C’est qu’aux États-Unis la liberté est une science. La république n’y est pas un système de gouvernement, mais un axiôme, dont toutes les conséquences se déduisent d’elles-mêmes, que l’on applique au fur et à mesure, et qui font l’école du monde.

Qu’était à côté de la liberté américaine la liberté antique ? C’était une marâtre pleine d’égoïsme et de tyrannie. Elle ne dépassait pas les murs de la ville natale, et tel grand homme qui se perçait le sein plutôt que de voir sa patrie asservie, traînait derrière lui des milliers d’esclaves. Cette liberté s’accommodait du despotisme, comme on le vit bien dans la Venise républicaine, sous le Conseil des Dix.

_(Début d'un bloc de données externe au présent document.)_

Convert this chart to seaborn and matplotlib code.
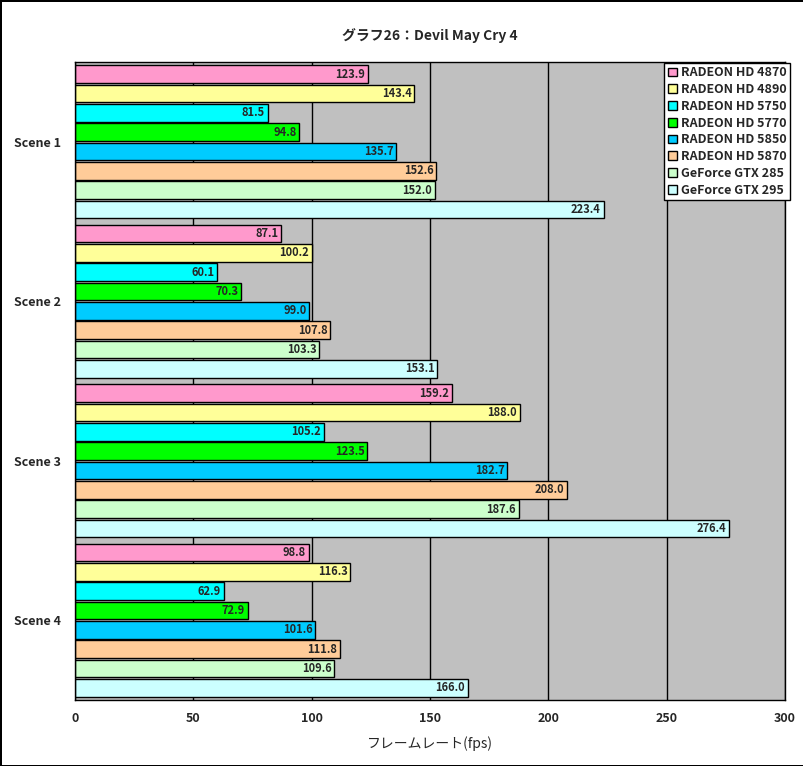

Elle admettait l’oligarchie et l’odieuse distinction des rangs qui nourrit toujours l’injustice ; elle regorgeait de privilégiés. Monstre décoré d’un beau nom, on lui vouait un culte qui étouffait dans le cœur tous les sentiments du juste et du vrai. C’était enfin une courtisane impérieuse dont il fallait caresser les violences, et non pas cette vierge sévère qui, aux États-Unis, convie tous les hommes à l’amour du droit commun, à la recherche de l’égalité, à l’exercice plein et facile des droits de l’individu qui sont le fondement même de la constitution américaine.

« Nommez-nous, continue la Minerve, les républiques qui ont vécu le quart de l’espace de temps qu’a duré la monarchie anglaise, ou même la monarchie espagnole, que l’on croit morte aujourd’hui, mais qui renaîtra sous peu. Combien de temps la république a-t-elle vécu à la place de cette longue et glorieuse monarchie française ? Si le sentiment républicain était si fort, il nous semble que le peuple, tour-à-tour maître de l’Angleterre, de la France, de l’Espagne, eût pu s’y installer à son aise. »

Je nommerai la République Romaine qui a duré cinq cents ans sans interruption, celle de la Suisse qui date de 1389, celle des États-Unis qui remonte réellement à trois cents ans ; j’en nommerai partout enfin où il y a eu des peuples éclairés.

N’est pas libre qui veut, mais qui est digne de l’être.

En Asie, les monarchies se perdent dans la nuit des temps, parce que les hommes n’y furent jamais que des troupeaux d’esclaves.

Qui ne voit que le despotisme ne pourrait subsister, s’il n’éblouissait et s’il n’étreignait les peuples ? Ce respect superstitieux qu’il grave dans les imaginations les rend comme inertes et comme fascinées. Du jour où l’on raisonna le pouvoir en France, on fut effrayé à la vue des abîmes qu’il avait creusés tout autour de lui pour rester seul debout. C’était un monstre, engraissé de l’ignorance de douze siècles, qui apparaissait soudain dans toute son énormité, qui fit voir par là ce qui l’avait toujours soutenu et ce qu’il fallait d’efforts pour l’abattre. Aussi, pour donner la liberté au peuple français, fallut-il le plonger dans des flots de sang

C’est à cela qu’avait abouti cette longue et glorieuse monarchie.